Sono figure che coprono competenze complementari, la cui missione è affrontare non solo la gestione dell’opera, ma la definizione di una strategia ecologica per la laguna.
Il messaggio è chiaro: il Mose deve diventare non solo barriera di difesa, ma laboratorio internazionale di ricerca e innovazione, capace di integrare nuove tecnologie e adattarsi ai cambiamenti climatici.
Le sfide che restano
Non tutto è risolto. Il ciclo manutentivo delle paratoie — ciascuna da 350 tonnellate — è complesso: trasporti via acqua tra Porto Marghera e le bocche, sganci, lavoro in galleria, interventi subacquei. Ogni ciclo dura 45 giorni, con costi che includono progettazione e movimentazione.
Rossetto sottolinea che gli appalti frazionati non sono sostenibili: serve una visione unitaria, una gestione forte in “house”, se l’Autorità sarà finalmente operativa
Sul fronte portuale, il confronto resta aperto, ma con un paletto fermo: la soglia di sollevamento fissata a 110 centimetri per legge non potrà essere alzata a 120, come richiesto da parte della comunità portuale.

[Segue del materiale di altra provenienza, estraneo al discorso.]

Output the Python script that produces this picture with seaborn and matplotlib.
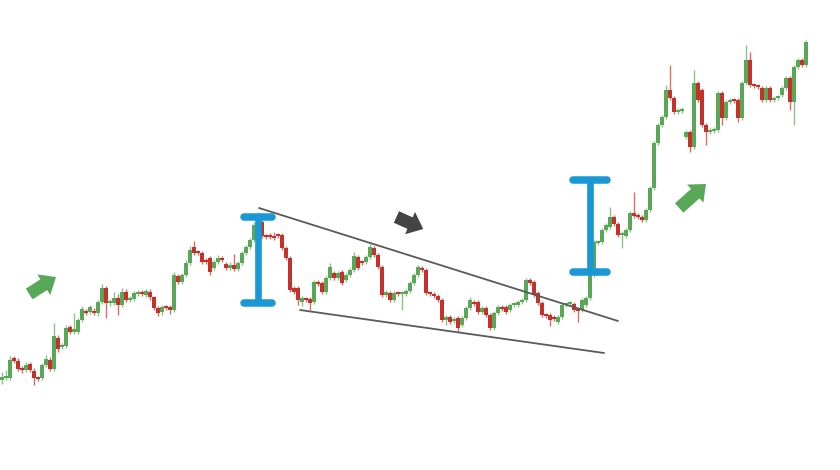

Andare oltre significherebbe compromettere l’equilibrio del sistema lagunare, già delicato di fronte all’innalzamento del livello del mare.
L’orizzonte climatico, infine, incombe: con l’innalzamento del mare, il numero di giornate in cui le paratoie dovranno restare chiuse potrebbe crescere. Ma non oltre la soglia critica di 50 all’anno.
Superare quella soglia vorrebbe dire trasformare la laguna in un bacino quasi isolato, con conseguenze gravi sulla sua ecologia. Il Mose, come ha ricordato Rossetto, ha regalato tempo a Venezia. Ma è un tempo che va usato per studiare da subito nuove strategie di adattamento.
L’orizzonte che viene
L’Autorità per la Laguna sarà pienamente operativa entro novembre, con l’approvazione del bilancio da circa 80 milioni e l’arrivo dei primi 25 dipendenti.
Le nuove nomine e la nascita del comitato scientifico segnalano una direzione precisa: il Mose non deve essere amministrato come un reperto ingegneristico, ma fatto crescere, trasformato in un motore di innovazione.
Dopo lo scandalo delle tangenti e le polemiche infinite, dopo l’acqua granda del 2019 che costrinse a completare in fretta il sistema, oggi il Mose appare come un’opera di straordinaria ingegneria che funziona.
Ma la partita vera si gioca sul futuro: trasformare una barriera difensiva in un laboratorio vivente, capace di garantire la sopravvivenza di Venezia in un mondo di mari che si alzano.